Always having an entrepreneurial inclination, but having a highly successful career, Scott focused on building his own name and brand, working with early stage, high growth startups as a consultant, helping them with their sales, marketing and brand strategies.
Working with over 50 high growth start-ups, Scott worked with some of the most innovative organizations coming through Creative Destruction Labs (Startup Incubator). Building out his own profile and teaching and discussing the strategy he was implementing, he was published in Forbes, WSJ, Hackernoon and several other high profile publications.

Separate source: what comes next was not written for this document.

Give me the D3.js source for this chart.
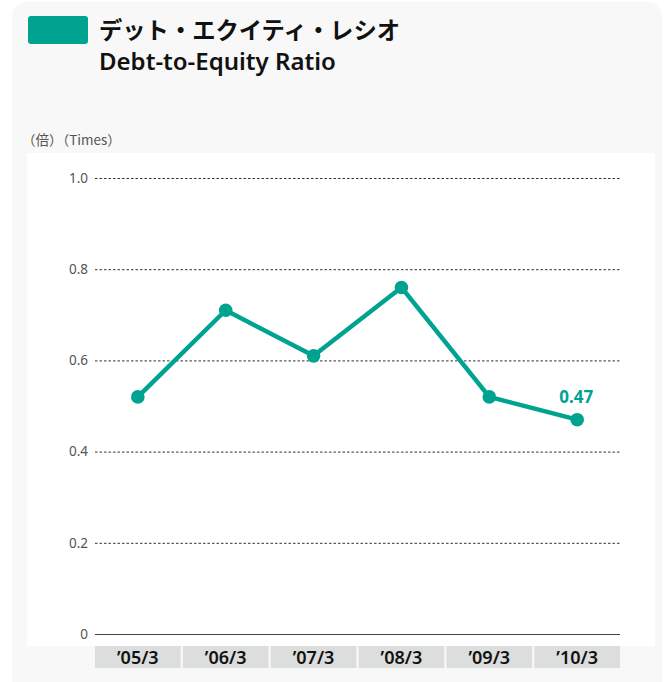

Pivoting into full time fractional CXO work, he built out a playbook for growing businesses from the ground up through various cutting edge sales & marketing strategies. This offered him the opportunity to speak internationally on the subject, get published in over 100+ publications discussing various sales & marketing topics, co-publish an Amazon best selling book, judge international sales and marketing competitions (Stevies, CMA Awards) and act as an advisor to various high growth companies & organizations.

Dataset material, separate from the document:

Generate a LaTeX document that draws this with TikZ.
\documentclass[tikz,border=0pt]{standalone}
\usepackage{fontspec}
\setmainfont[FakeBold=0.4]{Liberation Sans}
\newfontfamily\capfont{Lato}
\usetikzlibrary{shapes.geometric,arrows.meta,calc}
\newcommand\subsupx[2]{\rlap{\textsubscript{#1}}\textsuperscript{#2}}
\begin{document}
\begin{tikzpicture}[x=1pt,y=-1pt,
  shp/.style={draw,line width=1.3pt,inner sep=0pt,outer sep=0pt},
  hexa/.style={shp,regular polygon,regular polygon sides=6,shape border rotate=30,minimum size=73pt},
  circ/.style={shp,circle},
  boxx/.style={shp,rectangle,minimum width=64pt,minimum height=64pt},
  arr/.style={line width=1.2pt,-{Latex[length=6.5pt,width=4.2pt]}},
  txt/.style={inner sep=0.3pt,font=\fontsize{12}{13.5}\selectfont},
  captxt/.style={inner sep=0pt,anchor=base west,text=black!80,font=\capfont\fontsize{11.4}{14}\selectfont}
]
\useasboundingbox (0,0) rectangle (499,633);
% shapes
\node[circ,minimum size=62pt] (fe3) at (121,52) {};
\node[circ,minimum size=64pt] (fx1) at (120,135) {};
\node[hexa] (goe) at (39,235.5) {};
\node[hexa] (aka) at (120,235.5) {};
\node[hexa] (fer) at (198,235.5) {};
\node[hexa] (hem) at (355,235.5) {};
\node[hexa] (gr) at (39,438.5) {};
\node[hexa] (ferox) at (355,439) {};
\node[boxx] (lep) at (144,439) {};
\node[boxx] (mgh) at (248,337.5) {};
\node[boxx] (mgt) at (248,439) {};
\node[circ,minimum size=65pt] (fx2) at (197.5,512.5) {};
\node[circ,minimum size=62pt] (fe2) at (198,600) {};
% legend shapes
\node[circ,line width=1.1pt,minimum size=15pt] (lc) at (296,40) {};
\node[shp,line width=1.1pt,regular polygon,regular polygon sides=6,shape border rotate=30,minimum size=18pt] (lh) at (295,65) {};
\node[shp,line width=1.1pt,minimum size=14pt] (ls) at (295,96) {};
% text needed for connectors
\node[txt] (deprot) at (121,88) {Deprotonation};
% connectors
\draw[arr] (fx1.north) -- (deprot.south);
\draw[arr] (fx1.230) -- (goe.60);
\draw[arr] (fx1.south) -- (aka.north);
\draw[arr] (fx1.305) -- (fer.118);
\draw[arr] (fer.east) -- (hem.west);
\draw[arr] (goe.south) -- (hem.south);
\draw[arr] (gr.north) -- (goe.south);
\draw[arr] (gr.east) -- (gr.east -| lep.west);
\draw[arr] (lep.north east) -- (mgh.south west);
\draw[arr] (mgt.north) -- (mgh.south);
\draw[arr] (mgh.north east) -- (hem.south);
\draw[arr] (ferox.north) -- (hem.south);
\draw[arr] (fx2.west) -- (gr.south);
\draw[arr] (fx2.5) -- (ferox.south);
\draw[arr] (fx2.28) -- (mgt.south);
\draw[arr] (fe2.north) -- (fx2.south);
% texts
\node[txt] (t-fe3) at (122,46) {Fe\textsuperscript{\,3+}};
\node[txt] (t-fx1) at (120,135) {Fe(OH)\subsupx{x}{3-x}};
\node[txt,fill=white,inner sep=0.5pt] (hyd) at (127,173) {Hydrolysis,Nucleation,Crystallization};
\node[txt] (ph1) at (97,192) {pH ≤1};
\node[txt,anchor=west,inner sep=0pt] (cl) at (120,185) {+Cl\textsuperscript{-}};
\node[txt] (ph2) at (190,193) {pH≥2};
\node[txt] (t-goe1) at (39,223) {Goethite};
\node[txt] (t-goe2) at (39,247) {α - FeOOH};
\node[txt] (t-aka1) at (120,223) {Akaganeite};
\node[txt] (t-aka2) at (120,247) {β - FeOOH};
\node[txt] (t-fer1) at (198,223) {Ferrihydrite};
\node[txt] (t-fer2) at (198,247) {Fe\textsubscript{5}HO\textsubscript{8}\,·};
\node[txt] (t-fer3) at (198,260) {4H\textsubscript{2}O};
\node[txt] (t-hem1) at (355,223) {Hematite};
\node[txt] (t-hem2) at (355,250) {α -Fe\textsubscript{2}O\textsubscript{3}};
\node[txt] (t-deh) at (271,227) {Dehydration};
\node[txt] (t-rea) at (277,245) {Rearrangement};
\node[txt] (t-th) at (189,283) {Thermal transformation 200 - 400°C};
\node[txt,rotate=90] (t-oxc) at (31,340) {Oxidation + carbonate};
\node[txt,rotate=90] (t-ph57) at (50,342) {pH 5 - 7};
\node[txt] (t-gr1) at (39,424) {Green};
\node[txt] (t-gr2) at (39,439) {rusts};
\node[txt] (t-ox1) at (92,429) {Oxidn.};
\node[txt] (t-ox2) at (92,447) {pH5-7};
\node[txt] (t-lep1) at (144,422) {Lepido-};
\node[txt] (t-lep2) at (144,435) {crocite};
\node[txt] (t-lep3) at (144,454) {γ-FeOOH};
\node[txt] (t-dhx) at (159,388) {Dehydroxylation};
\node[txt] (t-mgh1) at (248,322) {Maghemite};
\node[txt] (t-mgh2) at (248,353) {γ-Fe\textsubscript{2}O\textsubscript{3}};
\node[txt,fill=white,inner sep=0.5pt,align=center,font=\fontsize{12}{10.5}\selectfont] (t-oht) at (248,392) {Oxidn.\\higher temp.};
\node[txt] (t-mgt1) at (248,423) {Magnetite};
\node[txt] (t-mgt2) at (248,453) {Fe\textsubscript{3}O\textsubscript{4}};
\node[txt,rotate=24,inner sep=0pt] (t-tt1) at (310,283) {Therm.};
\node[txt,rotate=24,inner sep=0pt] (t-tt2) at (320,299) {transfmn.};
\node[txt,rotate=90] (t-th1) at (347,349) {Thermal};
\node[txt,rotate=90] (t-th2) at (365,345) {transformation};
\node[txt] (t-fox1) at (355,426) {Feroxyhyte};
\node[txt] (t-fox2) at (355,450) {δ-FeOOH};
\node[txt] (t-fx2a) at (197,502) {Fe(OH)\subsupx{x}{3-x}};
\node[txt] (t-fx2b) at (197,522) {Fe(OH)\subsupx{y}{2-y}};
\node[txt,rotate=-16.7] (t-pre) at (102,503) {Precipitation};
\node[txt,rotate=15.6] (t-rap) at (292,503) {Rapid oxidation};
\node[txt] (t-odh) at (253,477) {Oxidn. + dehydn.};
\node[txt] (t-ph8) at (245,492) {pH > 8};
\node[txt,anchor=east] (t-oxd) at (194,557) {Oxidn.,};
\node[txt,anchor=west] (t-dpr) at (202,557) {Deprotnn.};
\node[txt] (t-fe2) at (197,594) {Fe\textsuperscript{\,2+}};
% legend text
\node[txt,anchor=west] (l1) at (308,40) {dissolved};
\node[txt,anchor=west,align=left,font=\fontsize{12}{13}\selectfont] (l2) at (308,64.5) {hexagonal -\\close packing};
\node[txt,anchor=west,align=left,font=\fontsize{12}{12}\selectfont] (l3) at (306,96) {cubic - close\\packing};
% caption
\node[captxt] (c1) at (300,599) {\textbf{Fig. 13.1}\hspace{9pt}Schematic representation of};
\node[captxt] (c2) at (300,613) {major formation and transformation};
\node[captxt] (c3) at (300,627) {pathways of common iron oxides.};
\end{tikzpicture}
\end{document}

“Many people feel as though there has to be a point where you have to make the jump, where you have to decide that you’re not going to ‘work’ for someone anymore and you’re going to go all in on your own business, usually by burning through years of savings and putting massive amounts of stress on yourself, friends and family”, Scott warns. “However this is one of the most damaging myths of entrepreneurship – that it has to be all or nothing.”
Being an entrepreneur gives you a lot of freedom, but jumping in too early before you’re ready can be scary and at the worst, stressful and damaging. Building your credibility and skills while you still have an income is one of the best ways to grow yourself professionally and achieve entrepreneurial goals.

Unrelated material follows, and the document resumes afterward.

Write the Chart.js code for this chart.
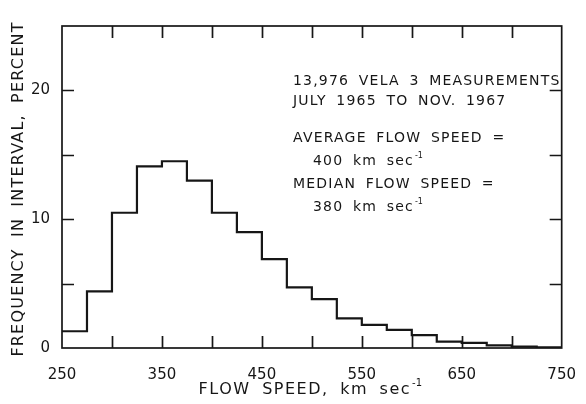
<!DOCTYPE html>
<html>
<head>
<meta charset="utf-8">
<script src="https://cdn.jsdelivr.net/npm/chart.js@4.4.0/dist/chart.umd.min.js"></script>
<style>
  html, body { margin: 0; padding: 0; background: #fff; }
  canvas { display: block; }
</style>
</head>
<body>
<canvas id="speedChart" width="586" height="404"></canvas>
<script>
// flow speed bins, 25 km/s wide (edges) and share of measurements per bin (%)
const binEdges = [250, 275, 300, 325, 350, 375, 400, 425, 450, 475, 500,
                  525, 550, 575, 600, 625, 650, 675, 700, 725, 750];
const freqPct = [1.3, 4.4, 10.5, 14.1, 14.5, 13.0, 10.5, 9.0, 6.9, 4.7,
                 3.8, 2.3, 1.8, 1.4, 1.0, 0.5, 0.4, 0.2, 0.1, 0.05];

// axis labels and inner tick marks
const xLabels = [250, 350, 450, 550, 650, 750];
const yLabels = [0, 10, 20];
const xMarks = [300, 350, 400, 450, 500, 550, 600, 650, 700];
const yMarks = [5, 10, 15, 20];

// legend block, [text, superscript, indent]
const noteLines = [
    ['13,976 VELA 3 MEASUREMENTS', '', 0],
    ['JULY 1965 TO NOV. 1967', '', 0],
    ['AVERAGE FLOW SPEED =', '', 0],
    ['400 km sec', '-1', 1],
    ['MEDIAN FLOW SPEED =', '', 0],
    ['380 km sec', '-1', 1]
];
const noteY = [81, 101.5, 138, 161.5, 184, 207.5];

const INK = '#161616';
const FONT = '"DejaVu Sans", sans-serif';

// text with letter/word spacing + optional superscript
function spacedText(ctx, str, sup, x, y, size, ls, ws, align) {
    ctx.font = size + 'px ' + FONT;
    ctx.letterSpacing = ls + 'px';
    ctx.wordSpacing = ws + 'px';
    let w = ctx.measureText(str).width;
    let supW = 0;
    if (sup) {
        ctx.font = Math.round(size * 0.6) + 'px ' + FONT;
        ctx.letterSpacing = '0px';
        ctx.wordSpacing = '0px';
        supW = ctx.measureText(sup).width + 2;
    }
    let x0 = align === 'center' ? x - (w + supW) / 2 : x;
    ctx.font = size + 'px ' + FONT;
    ctx.letterSpacing = ls + 'px';
    ctx.wordSpacing = ws + 'px';
    ctx.textAlign = 'left';
    ctx.textBaseline = 'middle';
    ctx.fillText(str, x0, y);
    if (sup) {
        ctx.font = Math.round(size * 0.6) + 'px ' + FONT;
        ctx.letterSpacing = '0px';
        ctx.wordSpacing = '0px';
        ctx.fillText(sup, x0 + w + 1, y - size * 0.42);
    }
}

const frameTicks = {
    id: 'frameTicks',
    afterDatasetsDraw(chart) {
        const { ctx, chartArea: a, scales: { x, y } } = chart;
        const len = 12;
        ctx.save();
        ctx.strokeStyle = INK;
        ctx.lineWidth = 1.7;
        ctx.strokeRect(a.left, a.top, a.width, a.height);
        ctx.beginPath();
        xMarks.forEach(v => {
            const px = Math.round(x.getPixelForValue(v)) + 0.5;
            ctx.moveTo(px, a.bottom); ctx.lineTo(px, a.bottom - len);
            ctx.moveTo(px, a.top); ctx.lineTo(px, a.top + len);
        });
        yMarks.forEach(v => {
            const py = Math.round(y.getPixelForValue(v)) + 0.5;
            ctx.moveTo(a.left, py); ctx.lineTo(a.left + len, py);
            ctx.moveTo(a.right, py); ctx.lineTo(a.right - len, py);
        });
        ctx.stroke();

        ctx.fillStyle = INK;
        // axis titles
        spacedText(ctx, 'FLOW SPEED, km sec', '-1', (a.left + a.right) / 2 - 1, 390, 16, 1.5, 5, 'center');
        ctx.save();
        ctx.translate(19, (a.top + a.bottom) / 2 + 2);
        ctx.rotate(-Math.PI / 2);
        spacedText(ctx, 'FREQUENCY IN INTERVAL, PERCENT', '', 0, 0, 16, 1.2, 5, 'center');
        ctx.restore();

        // measurement note
        noteLines.forEach((ln, i) => {
            spacedText(ctx, ln[0], ln[1], 293 + ln[2] * 20, noteY[i], 14, 1.2, 4, 'left');
        });
        ctx.restore();
    }
};

new Chart(document.getElementById('speedChart'), {
    type: 'line',
    data: {
        datasets: [{
            data: binEdges.map((v, i) => ({ x: v, y: freqPct[Math.min(i, freqPct.length - 1)] })),
            stepped: 'before',
            borderColor: INK,
            borderWidth: 2.2,
            pointRadius: 0,
            fill: false
        }]
    },
    options: {
        responsive: false,
        animation: false,
        devicePixelRatio: 1,
        layout: { padding: { top: 26, right: 13, left: 0, bottom: 0 } },
        plugins: { legend: { display: false }, tooltip: { enabled: false } },
        scales: {
            x: {
                type: 'linear', min: 250, max: 750,
                afterBuildTicks: s => { s.ticks = xLabels.map(v => ({ value: v })); },
                afterFit: s => { s.height = 56; },
                grid: { display: false },
                border: { display: false },
                ticks: { color: INK, font: { family: FONT, size: 15 }, padding: 10, maxRotation: 0, autoSkip: false }
            },
            y: {
                min: 0, max: 25,
                afterBuildTicks: s => { s.ticks = yLabels.map(v => ({ value: v })); },
                afterFit: s => { s.width = 62; },
                grid: { display: false },
                border: { display: false },
                ticks: { color: INK, font: { family: FONT, size: 15 }, padding: 4 }
            }
        }
    },
    plugins: [frameTicks]
});
</script>
</body>
</html>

“The career paths we follow are exponentially different from what our parents and grandparents experienced.” Scott commented. “True success in a modern work environment means that someone must be comfortable with the uncomfortable. You must push limits and test boundaries in their personal and professional lives by means of trying things, learning things and doing things, we never expected we’d ever have the opportunity to do.”
Build something while you have downtime. Research your passions, build your product, and test your ideas. Leverage resources and mentors to fastrack and avoid costly mistakes. Learn and grow and when you’re ready – you can make the jump. Entrepreneurship doesn’t have to be all or nothing. The barriers to entry to “do” something are lower than ever, so start now. The way we build our careers in 2021 is much different than we did 50 years ago.
The access to technology and tools has made the barrier to learn and do, lower than ever. There is no excuse to build your thing, or learn something new and apply that to your job, or your own business. The only things that’s stopping you from leveling up.. is you.
Take Scotts story to heart. The apple can fall very far from the tree – and that’s a good thing.